I guess what I am asking is what is the easiest way to remove duplicate geometry from a list?

for lines and point, download kangaroo it has a dup line and dup point component. 

And as for Breps?  Is there no solution in that regard?

If anyone is interested, I have found a way to compare two individual breps to test if they are duplicates of one another, pictured below.  However, I still haven't figured out how to compare one brep against a list of breps to see if it is a duplicate of any breps on that list, or even to compare two brep lists and compute the difference.  Any insight on that problem would be greatly appreciated.

I would say with breps, test if their area centroid or volumetric centroid overlap, then if yes remove 1. Essentially the same method of testing points, but using that list to remove the brep, simple list management. 

I guess that works.  While its possible for two non-identical Breps to have identical centroids, I suppose the likelihood of that happening is very unlikely.  Thanks!

to be more sure test it then against centroids and vertices.

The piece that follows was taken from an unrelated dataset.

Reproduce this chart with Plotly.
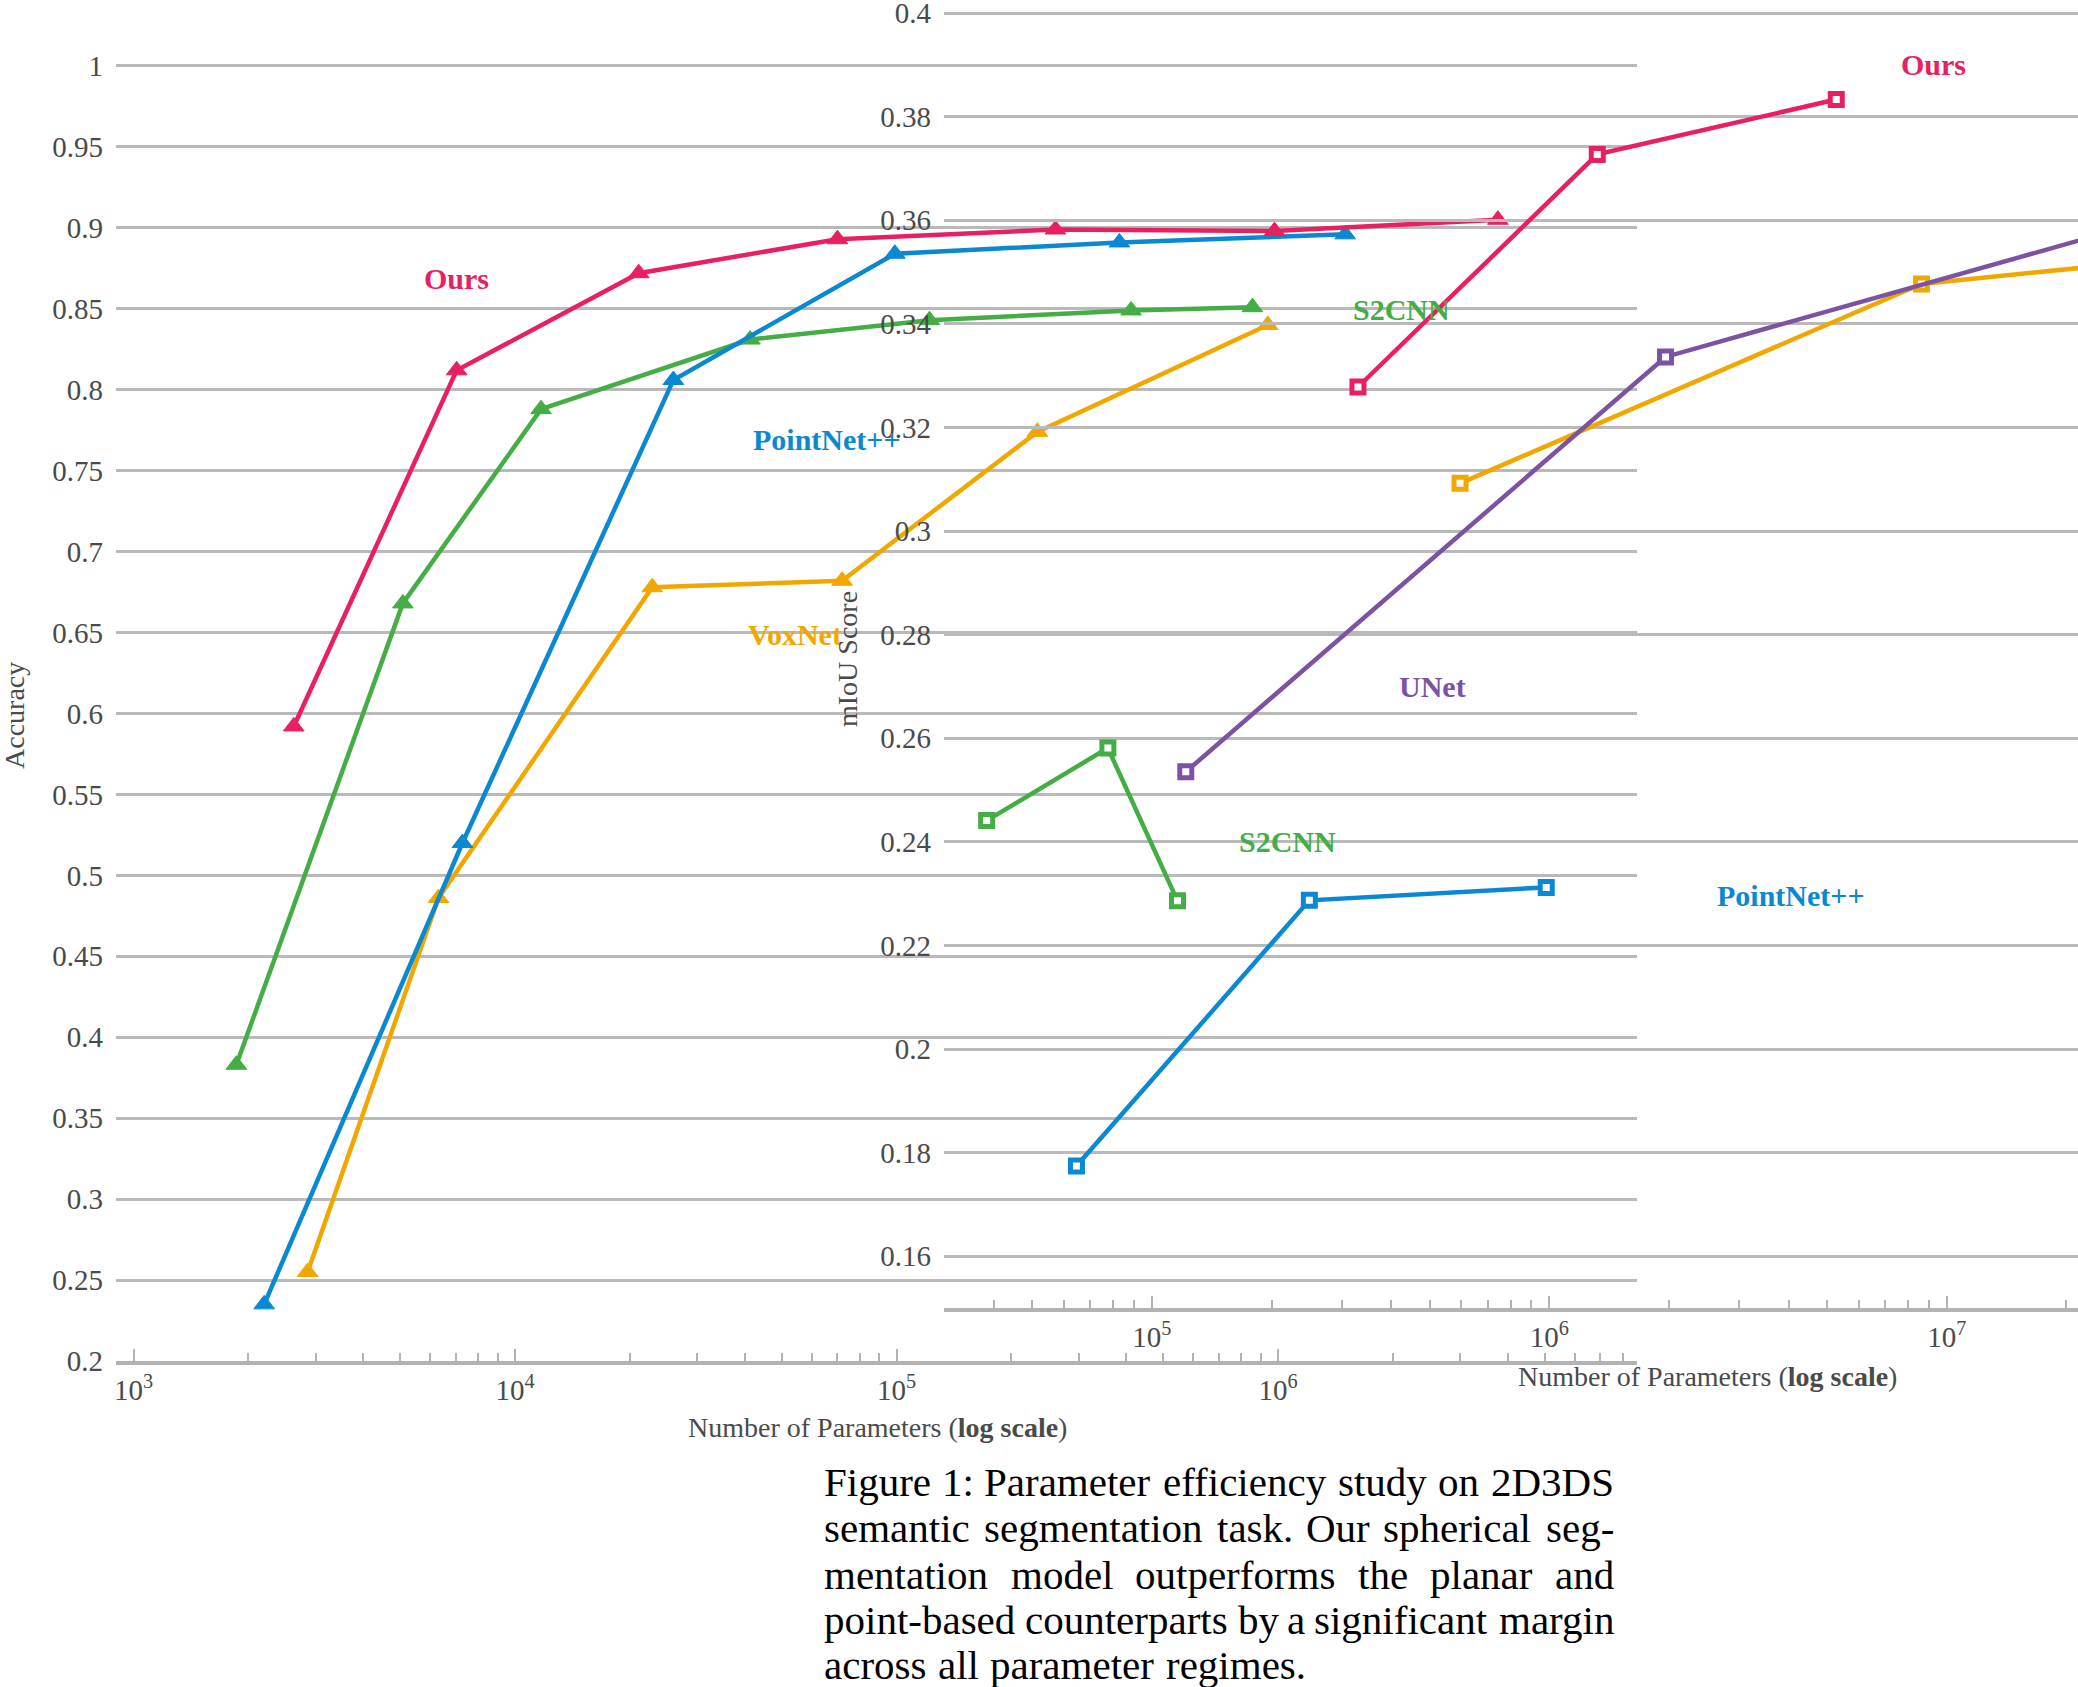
import plotly.graph_objects as go

# ---------------- data: left chart (Accuracy) ----------------
acc_params_ours = [2630, 7030, 21100, 70000, 261000, 979000, 3770000]
acc_ours = [0.592, 0.812, 0.872, 0.893, 0.899, 0.898, 0.905]

acc_params_pointnet = [2200, 7280, 26000, 99000, 384000, 1500000]
acc_pointnet = [0.235, 0.520, 0.806, 0.884, 0.891, 0.896]

acc_params_s2cnn = [1860, 5080, 11700, 41300, 122000, 412000, 857000]
acc_s2cnn = [0.383, 0.668, 0.788, 0.831, 0.843, 0.849, 0.851]

acc_params_voxnet = [2860, 6300, 22900, 72000, 234000, 940000]
acc_voxnet = [0.255, 0.486, 0.678, 0.682, 0.774, 0.840]

# ---------------- data: right chart (mIoU) ----------------
miou_params_ours = [330000, 1320000, 5270000]
miou_ours = [0.3278, 0.3727, 0.3833]

miou_params_unet = [121700, 1960000, 50000000]
miou_unet = [0.2535, 0.3336, 0.364]

miou_params_voxnet = [596000, 8630000, 50000000]
miou_voxnet = [0.3092, 0.3477, 0.3536]

miou_params_s2cnn = [38400, 77500, 116000]
miou_s2cnn = [0.2441, 0.2581, 0.2286]

miou_params_pointnet = [64600, 249000, 982000]
miou_pointnet = [0.1774, 0.2287, 0.2312]

# ---------------- ticks ----------------
acc_ticks = [0.2, 0.25, 0.3, 0.35, 0.4, 0.45, 0.5, 0.55, 0.6, 0.65, 0.7, 0.75, 0.8, 0.85, 0.9, 0.95, 1.0]
miou_ticks = [0.16, 0.18, 0.2, 0.22, 0.24, 0.26, 0.28, 0.3, 0.32, 0.34, 0.36, 0.38, 0.4]
left_decades = [3, 4, 5, 6]
right_decades = [5, 6, 7]

C_PINK = "#e8205f"
C_BLUE = "#0a88d2"
C_GREEN = "#44ad45"
C_ORANGE = "#f0a800"
C_PURPLE = "#7c52a3"
GRID = "#b9b9b9"
AXC = "#b3b3b3"
TICKC = "#4a4a4a"
FONT = "Liberation Serif"

W, H = 2078, 1687

fig = go.Figure()

def tri(x, y, color):
    fig.add_trace(go.Scatter(x=x, y=y, mode="lines+markers", xaxis="x", yaxis="y",
                             line=dict(color=color, width=4.5),
                             marker=dict(symbol="triangle-up", size=18, color=color,
                                         line=dict(color=color, width=1)),
                             showlegend=False, hoverinfo="skip"))

def sq(x, y, color):
    fig.add_trace(go.Scatter(x=x, y=y, mode="lines+markers", xaxis="x2", yaxis="y2",
                             line=dict(color=color, width=4.5),
                             marker=dict(symbol="square", size=12, color="white",
                                         line=dict(color=color, width=5)),
                             showlegend=False, hoverinfo="skip"))

tri(acc_params_voxnet, acc_voxnet, C_ORANGE)
tri(acc_params_s2cnn, acc_s2cnn, C_GREEN)
tri(acc_params_pointnet, acc_pointnet, C_BLUE)
tri(acc_params_ours, acc_ours, C_PINK)

sq(miou_params_pointnet, miou_pointnet, C_BLUE)
sq(miou_params_s2cnn, miou_s2cnn, C_GREEN)
sq(miou_params_voxnet, miou_voxnet, C_ORANGE)
sq(miou_params_unet, miou_unet, C_PURPLE)
sq(miou_params_ours, miou_ours, C_PINK)

def minors(decades, lo, hi):
    out = []
    for d in range(decades[0] - 1, decades[-1] + 1):
        for m in range(2, 10):
            v = m * 10 ** d
            if lo * 0.999 <= v <= hi:
                out.append(v)
    return out

tickfont = dict(family=FONT, size=29, color=TICKC)

def xaxis_cfg(domain, rng, decades, anchor):
    lo, hi = 10 ** rng[0], 10 ** rng[1]
    return dict(type="log", domain=domain, range=rng, anchor=anchor, automargin=False,
                showline=True, linecolor=AXC, linewidth=4,
                ticks="inside", ticklen=12, tickwidth=2, tickcolor=AXC,
                tickmode="array", tickvals=[10 ** d for d in decades],
                ticktext=[f"10<sup>{d}</sup>" for d in decades],
                minor=dict(tickmode="array", tickvals=minors(decades, lo, hi),
                           ticks="inside", ticklen=8, tickwidth=2, tickcolor=AXC,
                           showgrid=False),
                showgrid=False, zeroline=False, tickfont=tickfont,
                ticklabeloverflow="allow")

def yaxis_cfg(domain, rng, ticks, anchor):
    return dict(domain=domain, range=rng, anchor=anchor, automargin=False, tickmode="array",
                tickvals=ticks, ticktext=[f"{v:g}" for v in ticks],
                showgrid=True, gridcolor=GRID, gridwidth=2.5, zeroline=False,
                showline=False, ticks="", tickfont=tickfont, ticklabelstandoff=12,
                ticklabeloverflow="allow")

# left: 0.2 at px 1361, 1.0 at px 66  -> 1618.75 px per unit; top extended a little
# right: 0.15 at px 1308, 0.4 at px 13 -> 5180 px per unit; top extended a little
fig.update_layout(
    width=W, height=H, margin=dict(l=0, r=0, t=0, b=0, autoexpand=False),
    paper_bgcolor="white", plot_bgcolor="rgba(0,0,0,0)",
    xaxis=xaxis_cfg([116 / W, 1637 / W], [2.954, 6.941], left_decades, "y"),
    yaxis=yaxis_cfg([(H - 1361) / H, (H - 66 + 0.005 * 1618.75) / H], [0.2, 1.005], acc_ticks, "x"),
    xaxis2=xaxis_cfg([944 / W, 1.0], [4.477, 7.33], right_decades, "y2"),
    yaxis2=yaxis_cfg([(H - 1308) / H, (H - 13 + 0.0015 * 5180) / H], [0.15, 0.4015], miou_ticks, "x2"),
)

# series labels
labels = [
    ("x", "y", 3.847, 0.869, "Ours", C_PINK),
    ("x", "y", 4.817, 0.769, "PointNet++", C_BLUE),
    ("x", "y", 4.733, 0.649, "VoxNet", C_ORANGE),
    ("x2", "y2", 6.967, 0.390, "Ours", C_PINK),
    ("x2", "y2", 5.627, 0.3427, "S2CNN", C_GREEN),
    ("x2", "y2", 5.705, 0.2699, "UNet", C_PURPLE),
    ("x2", "y2", 5.340, 0.2400, "S2CNN", C_GREEN),
    ("x2", "y2", 6.609, 0.2297, "PointNet++", C_BLUE),
]
for xr, yr, x, y, t, c in labels:
    fig.add_annotation(xref=xr, yref=yr, x=x, y=y, text=f"<b>{t}</b>", showarrow=False,
                       xanchor="center", yanchor="middle",
                       font=dict(family=FONT, size=30, color=c))

# axis titles
title_font = dict(family=FONT, size=28, color=TICKC)
for (tx, ty, txt, ang) in [(877, 1427, "Number of Parameters (<b>log scale</b>)", 0),
                           (1707, 1376, "Number of Parameters (<b>log scale</b>)", 0),
                           (14, 716, "Accuracy", -90),
                           (848, 659, "mIoU Score", -90)]:
    fig.add_annotation(xref="paper", yref="paper", x=tx / W, y=1 - ty / H, textangle=ang,
                       xanchor="center", yanchor="middle", text=txt, showarrow=False,
                       font=title_font)

# caption (justified, Times-metric word widths)
TIMES_W = {" ": 250, "a": 444, "b": 500, "c": 444, "d": 500, "e": 444, "f": 333, "g": 500,
           "h": 500, "i": 278, "j": 278, "k": 500, "l": 278, "m": 778, "n": 500, "o": 500,
           "p": 500, "q": 500, "r": 333, "s": 389, "t": 278, "u": 500, "v": 500, "w": 722,
           "x": 500, "y": 500, "z": 444, "A": 722, "B": 667, "C": 667, "D": 722, "E": 611,
           "F": 556, "G": 722, "H": 722, "I": 333, "O": 722, "P": 556, "S": 556, "T": 611,
           ":": 278, ".": 250, ",": 250, "-": 333}
CAP_SIZE = 41
CAP_LEFT, CAP_RIGHT = 824, 1614

def word_w(w):
    return sum(TIMES_W.get(ch, 500) for ch in w) / 1000 * CAP_SIZE * 1.012

caption_lines = [
    "Figure 1: Parameter efficiency study on 2D3DS",
    "semantic segmentation task. Our spherical seg-",
    "mentation model outperforms the planar and",
    "point-based counterparts by a significant margin",
    "across all parameter regimes.",
]
caption_y = [1482, 1528, 1575, 1620, 1665]
for li, (line, yy) in enumerate(zip(caption_lines, caption_y)):
    words = line.split(" ")
    widths = [word_w(w) for w in words]
    justify = li < len(caption_lines) - 1
    gap = (CAP_RIGHT - CAP_LEFT - sum(widths)) / (len(words) - 1) if justify else 0.25 * CAP_SIZE
    x = CAP_LEFT
    for wi, (w, ww) in enumerate(zip(words, widths)):
        if justify and wi == len(words) - 1:
            px, anc = CAP_RIGHT, "right"
        else:
            px, anc = x, "left"
        fig.add_annotation(xref="paper", yref="paper", x=px / W, y=1 - yy / H,
                           xanchor=anc, yanchor="middle", text=w, showarrow=False,
                           borderpad=0, borderwidth=0,
                           font=dict(family=FONT, size=CAP_SIZE, color="black"))
        x += ww + gap

fig.write_html("out.html")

Alright, just gonna leave this here for anyone that might stumble upon this thread in the future.  It's what I have so far, and its as close to a rigorous solution as I think I can get.  Basically, I assume that no two shapes can be "identical" if they differ in ALL three of the following categories: different volumetric centroid, different volume, different surface area.  Not sure how mathematically accurate that statement is, but whatever.